I see the problem, just as you mentioned.

@enum WeaponType CloseRange Reloadable

struct GameWeapon
    damage::Int32
    type::WeaponType
end

struct Weapon
    damage::Int32
    type::WeaponType
end
standard_sword = GameWeapon(25,CloseRange)
println(hash(standard_sword))

standard_sword = Weapon(25,CloseRange)
println(hash(standard_sword))

Both of these produce the same hash code. Given that they’re different struct’s they should produce different hash codes, correct?

1 Like

Not necessarily, it just decreases the risk of hash collisions. Even though they have the same hash you can use both as separate keys in Dict for example

julia> g1 = GameWeapon(25,CloseRange);

julia> g2 = Weapon(25,CloseRange);

julia> hash(g1)
0x4f2c71de34f6c410

julia> hash(g2)
0x4f2c71de34f6c410

julia> d = Dict();

julia> d[g1] = "g1";

julia> d[g2]
ERROR: KeyError: key Weapon(25, CloseRange) not found

julia> d[g2] = "g2";

julia> d
Dict{Any, Any} with 2 entries:
  GameWeapon(25, CloseRange) => "g1"
  Weapon(25, CloseRange)     => "g2"

There is also for example

julia> hash(1)
0x5bca7c69b794f8ce

julia> hash(1.0)
0x5bca7c69b794f8ce

although this is an Int and a Float64. However, in this case you can’t have them as two keys in a Dict which is a bit weird, not sure what is up with that.

julia> d = Dict();

julia> d[1] = "Int"
"Int"

julia> d[1.0]  # !!!
"Int"
1 Like

Ah! Thanks for the explanation.

My problem here is that I was confused about this part:

New types should implement the 2-argument form, typically by calling the 2-argument hash method
recursively in order to mix hashes of the contents with each other (and with h ).

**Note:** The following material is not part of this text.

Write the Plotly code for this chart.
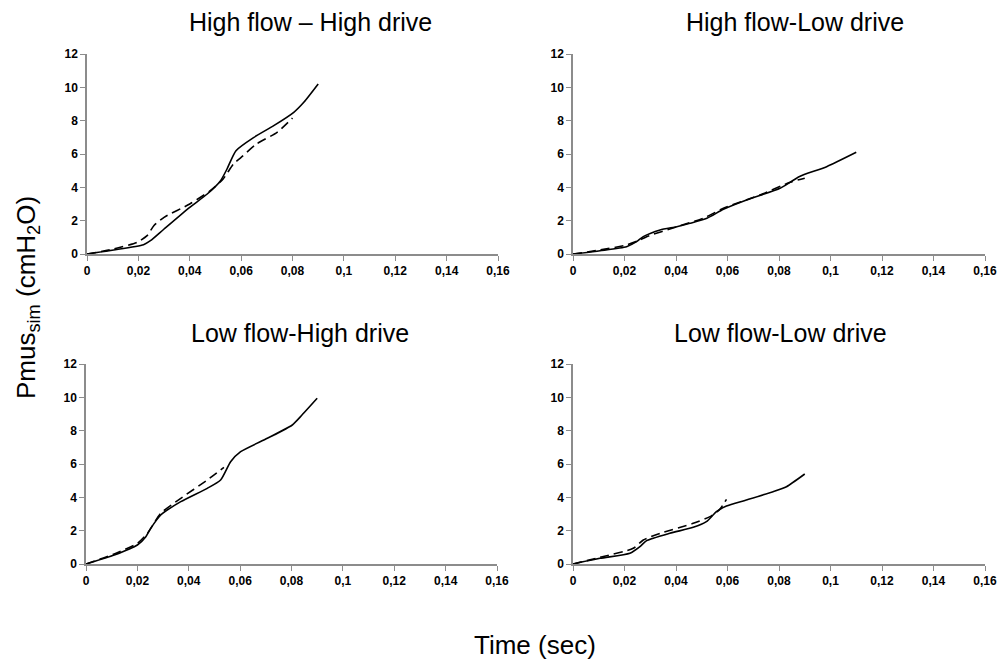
import plotly.graph_objects as go

# panel titles
titles = ["High flow \u2013 High drive", "High flow-Low drive",
          "Low flow-High drive", "Low flow-Low drive"]

# High flow - High drive
hh_solid_t = [0, 0.0104, 0.022, 0.0247, 0.030, 0.040, 0.0468, 0.052, 0.0545, 0.058,
              0.065, 0.0727, 0.0805, 0.0844, 0.090]
hh_solid_p = [0, 0.24, 0.56, 0.8, 1.5, 2.8, 3.6, 4.4, 5.1, 6.2, 7.0, 7.7, 8.5, 9.1, 10.2]
hh_dash_t = [0, 0.0104, 0.0195, 0.0234, 0.026, 0.030, 0.040, 0.048, 0.053, 0.057,
             0.060, 0.066, 0.074, 0.080]
hh_dash_p = [0, 0.3, 0.7, 1.1, 1.7, 2.2, 3.0, 3.8, 4.5, 5.4, 5.8, 6.6, 7.3, 8.16]

# High flow - Low drive
hl_solid_t = [0, 0.0105, 0.0208, 0.0247, 0.0273, 0.0338, 0.0403, 0.0454, 0.052, 0.0584,
              0.0674, 0.0804, 0.0843, 0.0880, 0.0985, 0.110]
hl_solid_p = [0, 0.2, 0.44, 0.74, 1.04, 1.44, 1.64, 1.84, 2.14, 2.68, 3.24, 3.94,
              4.3, 4.65, 5.24, 6.1]
hl_dash_t = [0, 0.0105, 0.0208, 0.026, 0.0286, 0.0403, 0.0506, 0.0584, 0.0726, 0.0843,
             0.090]
hl_dash_p = [0, 0.24, 0.54, 0.84, 1.04, 1.64, 2.14, 2.74, 3.54, 4.3, 4.55]

# Low flow - High drive
lh_solid_t = [0, 0.011, 0.020, 0.0233, 0.0252, 0.0291, 0.0369, 0.0472, 0.0524, 0.0563,
              0.0602, 0.0706, 0.0803, 0.0835, 0.090]
lh_solid_p = [0, 0.54, 1.14, 1.64, 2.14, 2.94, 3.74, 4.54, 5.04, 6.14, 6.74, 7.54,
              8.34, 8.84, 9.94]
lh_dash_t = [0, 0.011, 0.020, 0.0239, 0.0291, 0.0369, 0.0472, 0.0537]
lh_dash_p = [0, 0.6, 1.24, 1.84, 3.04, 3.94, 5.04, 5.8]

# Low flow - Low drive
ll_solid_t = [0, 0.0105, 0.0221, 0.026, 0.0286, 0.0376, 0.0467, 0.0518, 0.0557, 0.0596,
              0.0673, 0.0777, 0.0829, 0.090]
ll_solid_p = [0, 0.34, 0.64, 1.04, 1.4, 1.84, 2.2, 2.54, 3.14, 3.48, 3.84, 4.34, 4.64, 5.4]
ll_dash_t = [0, 0.0105, 0.0234, 0.0273, 0.0338, 0.0467, 0.0532, 0.057, 0.0596]
ll_dash_p = [0, 0.4, 0.94, 1.44, 1.84, 2.44, 2.84, 3.28, 3.88]

x_ticks = [0, 0.02, 0.04, 0.06, 0.08, 0.1, 0.12, 0.14, 0.16]
x_ticklabels = ["0", "0,02", "0,04", "0,06", "0,08", "0,1", "0,12", "0,14", "0,16"]
y_ticks = [0, 2, 4, 6, 8, 10, 12]

panels = [
    (hh_solid_t, hh_solid_p, hh_dash_t, hh_dash_p),
    (hl_solid_t, hl_solid_p, hl_dash_t, hl_dash_p),
    (lh_solid_t, lh_solid_p, lh_dash_t, lh_dash_p),
    (ll_solid_t, ll_solid_p, ll_dash_t, ll_dash_p),
]

FONT = "Liberation Sans, Arial, sans-serif"
W, H = 1000, 659
# pixel boxes of each plot area: left, right, top, bottom
boxes = [(87, 498, 54, 254), (573, 985, 54, 254), (86, 497, 364, 564), (573, 985, 364, 564)]
title_pos = [(310, 22), (795, 22), (300, 333), (780, 333)]

fig = go.Figure()
tick_font = dict(family=FONT, size=12, color="black", weight="bold")

for i, (st, sp, dt, dp) in enumerate(panels):
    n = "" if i == 0 else str(i + 1)
    fig.add_trace(go.Scatter(x=st, y=sp, mode="lines", line=dict(color="black", width=1.6,
                             shape="spline", smoothing=0.6), xaxis="x" + n, yaxis="y" + n,
                             showlegend=False))
    fig.add_trace(go.Scatter(x=dt, y=dp, mode="lines", line=dict(color="black", width=1.6,
                             dash="9px,5px", shape="spline", smoothing=0.6),
                             xaxis="x" + n, yaxis="y" + n, showlegend=False))
    l, r, t, b = boxes[i]
    fig.layout["xaxis" + n] = dict(
        domain=[l / W, r / W], range=[0, 0.16], anchor="y" + n, automargin=False,
        tickvals=x_ticks, ticktext=x_ticklabels, ticks="outside", ticklen=5,
        tickcolor="#8c8c8c", showline=True, linecolor="#8c8c8c", linewidth=1.5,
        showgrid=False, zeroline=False, tickfont=tick_font,
    )
    fig.layout["yaxis" + n] = dict(
        domain=[1 - b / H, 1 - t / H], range=[0, 12], anchor="x" + n, automargin=False,
        tickvals=y_ticks, ticks="outside", ticklen=5,
        tickcolor="#8c8c8c", showline=True, linecolor="#8c8c8c", linewidth=1.5,
        showgrid=False, zeroline=False, tickfont=tick_font,
    )
    tx, ty = title_pos[i]
    fig.add_annotation(text=titles[i], x=tx / W, y=1 - ty / H, xref="paper", yref="paper",
                       showarrow=False, xanchor="center", yanchor="middle",
                       font=dict(family=FONT, size=25, color="black"))

fig.add_annotation(text="Time (sec)", x=535 / W, y=1 - 645 / H, xref="paper", yref="paper",
                   showarrow=False, xanchor="center", yanchor="middle",
                   font=dict(family=FONT, size=26, color="black"))
fig.add_annotation(text="Pmus<sub>sim</sub> (cmH<sub>2</sub>O)", x=28 / W, y=1 - 298 / H,
                   xref="paper", yref="paper", showarrow=False, textangle=-90,
                   xanchor="center", yanchor="middle",
                   font=dict(family=FONT, size=26, color="black"))

fig.update_layout(width=W, height=H, margin=dict(l=0, r=0, t=0, b=0),
                  paper_bgcolor="white", plot_bgcolor="white")
# drop the default page margin so the figure sits at the window's corner
fig.write_html("out.html", config={"displayModeBar": False},
               post_script="document.body.style.margin='0';")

I don’t mind using AutoHashEquals.jl, but I would like to understand for myself how to properly implement Base.hash() according to the documentation.

The part I misunderstood was the recursive.

It seems to produce a unique hash, AutoHashEquals.jl combines the struct name as a symbol along with the required fields, correct?

1 Like

It would be great to add an example to make this clear then, do you want to contribute with that? Here is the docstring.


Yes, but there is still no guarante it will be a unique value, e.g.

module A
struct Foo
    x::Int
end
end

module B
struct Foo
    x::Int
end
end

would give the same hash for A.Foo(1) and B.Foo(1). I don’t think it matters that much though.

It’s funny you mention that, because I suggested it a few months ago :smiley: .

I’m still learning so I don’t think that I’d be able to produce an accurate example. Perhaps someone with deep knowledge of Julia might update the documentation.